In John Le Carré’s novel, A Most Wanted Man, Dr Abdullah remarks: ‘“That’s one of the great problems of the modern world, you know. Forgetting. The victim never forgets. Ask an Irishman what the English did to him in 1920 and he’ll tell you the day of the month and the time and the name of every man they killed. Ask an Iranian what the English did to him in 1953 and he’ll tell you. His child will tell you. His grandchild will tell you. And when he has one, his great-grandchild will tell you too. But ask an Englishman—?” He flung up his hands in mock ignorance. “If he ever knew, he has forgotten.”’[4]
‘The victim never forgets.’ Indeed. But who is the victim? In earlier catastrophes, from the Armenian genocide through Soviet purges to the Holocaust, the identity of the victims was not in doubt. But now? Afghanistan, Syria, Iraq, Yemen, Nigeria, Somalia, Kashmir, Ukraine. Everyone claims victimhood. In some countries, angry white men claim that the only real victims are angry white men. The only inevitability is that innocent civilians, particularly women and children, will continue to bear the brunt of murderous violence and aggression.
And sometimes, the need to forget, at least for a while, is more urgent, more desperate, than the need to remember. ‘Life’, Balzac wrote, ‘cannot go on without a great a deal of forgetting.’[5] Julia Blackburn remarks that, ‘sometimes we need to remember things because only then can we forget’,[6] while, in a similar vein, the critic Frank Kermode observed that, ‘in the ordinary course of his written narrative, as of the interminable day-to-day account he gives himself of himself, the autobiographer will remember only in order to forget what he cannot bear to remember.’[7]
How easy is it to forget? Is it subject to the usual vagaries of the human mind and will – we unfailingly remember what we seek to forget while what we urgently need to remember falls immediately away? ‘Of this, at least, I feel assured’, Thomas De Quincey firmly asserted, ‘that there is no such thing as forgetting possible to the mind; a thousand accidents may, and will interpose a veil between our present consciousness and the secret inscriptions on the mind; accidents of the same sort will also rend away this veil; but alike, whether veiled or unveiled, the inscription remains for ever; just as the stars seem to withdraw before the common light of day, whereas, in fact, we all know that it is the light which is drawn over them as a veil — and that they are waiting to be revealed, when the obscuring daylight shall have withdrawn.’[8]

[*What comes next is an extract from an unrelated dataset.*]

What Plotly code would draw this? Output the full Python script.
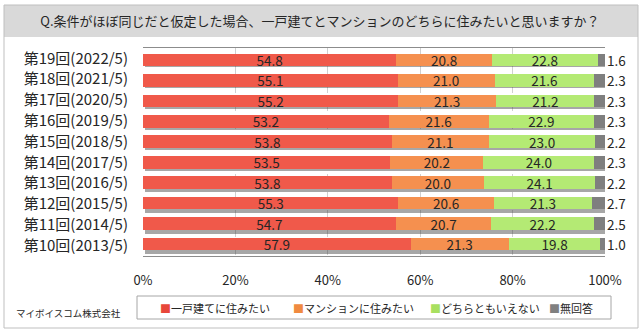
import plotly.graph_objects as go

categories = ["第19回(2022/5)", "第18回(2021/5)", "第17回(2020/5)", "第16回(2019/5)", "第15回(2018/5)",
              "第14回(2017/5)", "第13回(2016/5)", "第12回(2015/5)", "第11回(2014/5)", "第10回(2013/5)"]
series_names = ["一戸建てに住みたい", "マンションに住みたい", "どちらともいえない", "無回答"]
ikkodate = [54.8, 55.1, 55.2, 53.2, 53.8, 53.5, 53.8, 55.3, 54.7, 57.9]
mansion = [20.8, 21.0, 21.3, 21.6, 21.1, 20.2, 20.0, 20.6, 20.7, 21.3]
dochira = [22.8, 21.6, 21.2, 22.9, 23.0, 24.0, 24.1, 21.3, 22.2, 19.8]
mukaitou = [1.6, 2.3, 2.3, 2.3, 2.2, 2.3, 2.2, 2.7, 2.5, 1.0]
x_ticks = [0, 20, 40, 60, 80, 100]
x_tick_labels = ["0%", "20%", "40%", "60%", "80%", "100%"]

colors = ["#f0594a", "#f5904f", "#b4ea74", "#7f7f7f"]
legend_colors = ["#e8473a", "#f08a40", "#a8e060", "#808080"]
FONT = "Noto Sans CJK JP"
TXT = "#262626"
BW = 0.62

fig = go.Figure()

# soft drop shadow under each stacked bar (drawn on base axes)
totals = [a + b + c + d for a, b, c, d in zip(ikkodate, mansion, dochira, mukaitou)]
fig.add_trace(go.Bar(
    y=categories, x=totals, base=0.5, orientation="h", width=BW, offset=-BW / 2 + 0.11,
    marker=dict(color="rgba(60,60,60,0.45)", line=dict(width=0)),
    showlegend=False, hoverinfo="skip", xaxis="x", yaxis="y"))

for name, vals, col in zip(series_names, [ikkodate, mansion, dochira, mukaitou], colors):
    show_text = name != "無回答"
    fig.add_trace(go.Bar(
        y=categories, x=vals, name=name, orientation="h", width=BW,
        marker=dict(color=col, line=dict(width=0)),
        text=[f"{v:.1f}" for v in vals] if show_text else None,
        textposition="inside" if show_text else "none",
        insidetextanchor="middle", textangle=0, constraintext="none",
        textfont=dict(family=FONT, size=13.5, color=TXT),
        showlegend=False, xaxis="x2", yaxis="y2"))

for cat, v in zip(categories, mukaitou):
    fig.add_annotation(x=100, y=cat, xref="x2", yref="y2", text=f"{v:.1f}", showarrow=False,
                       xanchor="left", xshift=0, font=dict(family=FONT, size=13.5, color=TXT))

L, R, T, B = 143, 35, 48, 76
W, H = 640, 332
pw, ph = W - L - R, H - T - B
px = lambda p: (p - L) / pw
py = lambda p: (H - B - p) / ph

# outer frame and title band
fig.add_shape(type="rect", xref="paper", yref="paper", x0=px(4), x1=px(638), y0=py(37), y1=py(5),
              fillcolor="#d9d9d9", line=dict(width=0), layer="below")
fig.add_shape(type="rect", xref="paper", yref="paper", x0=px(4), x1=px(638), y0=py(328), y1=py(5),
              fillcolor="rgba(0,0,0,0)", line=dict(color="#bfbfbf", width=1), layer="below")

# legend box with text entries
fig.add_shape(type="rect", xref="paper", yref="paper", x0=px(137), x1=px(611), y0=py(319), y1=py(296),
              fillcolor="white", line=dict(color="#a6a6a6", width=1), layer="below")
legend_x = [158, 291, 428, 547]
for name, col, lx in zip(series_names, legend_colors, legend_x):
    fig.add_annotation(xref="paper", yref="paper", x=px(lx), y=py(307.5), xanchor="left", yanchor="middle",
                       text=f'<span style="color:{col}">■</span>{name}', showarrow=False,
                       font=dict(family=FONT, size=11, color=TXT))

fig.add_annotation(xref="paper", yref="paper", x=px(14), y=py(313), xanchor="left", yanchor="middle",
                   text="マイボイスコム株式会社", showarrow=False,
                   font=dict(family=FONT, size=9.5, color=TXT))

fig.update_layout(
    width=W, height=H, margin=dict(l=L, r=R, t=T, b=B, autoexpand=False),
    paper_bgcolor="white", plot_bgcolor="white",
    barmode="stack",
    font=dict(family=FONT, color=TXT),
    title=dict(text="Q.条件がほぼ同じだと仮定した場合、一戸建てとマンションのどちらに住みたいと思いますか？",
               x=0.5, xanchor="center", y=1 - 21 / H, yanchor="middle",
               font=dict(family=FONT, size=13, color=TXT)),
    xaxis=dict(range=[0, 100], tickvals=x_ticks, ticktext=x_tick_labels, showgrid=True,
               gridcolor="#d0d0d0", griddash="dash", gridwidth=1, zeroline=False,
               showline=True, mirror=True, linecolor="#8c8c8c", linewidth=1,
               ticks="", ticklabelstandoff=12, tickfont=dict(family=FONT, size=13, color=TXT),
               fixedrange=True, automargin=False),
    yaxis=dict(categoryorder="array", categoryarray=categories, autorange="reversed",
               showgrid=False, ticks="", ticklabelstandoff=14,
               tickfont=dict(family=FONT, size=15, color=TXT), fixedrange=True, automargin=False),
    xaxis2=dict(range=[0, 100], overlaying="x", visible=False, fixedrange=True),
    yaxis2=dict(categoryorder="array", categoryarray=categories, autorange="reversed",
                overlaying="y", visible=False, fixedrange=True),
    showlegend=False,
)

fig.write_html("out.html")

Yes: you may think you’ve forgotten – but it’s in there somewhere. . .
References
[1] Mary Shelley, Frankenstein; or, the Modern Prometheus, in Three Gothic Novels, edited by Peter Fairclough (Harmondsworth: Penguin, 1968), 455.
[2] Henry Green, Pack My Bag: A Self-Portrait (1940; The Hogarth Press, 1992), 50.
[3] John Greening, ‘Pity War Distilled: Poetry and the act of remembering’ (review of three recent books), Times Literary Supplement No. 6032 (9 November 2018), 9.
[4] John Le Carré, A Most Wanted Man (London: Hodder and Stoughton, 2009), 341.
[5] Honoré de Balzac, Cousin Bette, translated by Marion Ayton Crawford (London: Penguin Books, 2004), 442.
[6] Julia Blackburn, Thin Paths: Journeys In and Around an Italian Mountain Village (London: Jonathan Cape, 2011), 193.
[7] Frank Kermode, Not Entitled: A Memoir (London: Harper Collins, 1996), 156.
[8] Thomas De Quincey, Confessions of an English Opium Eater, edited by Alethea Hayter (Harmondsworth: Penguin Books, 1971), 104.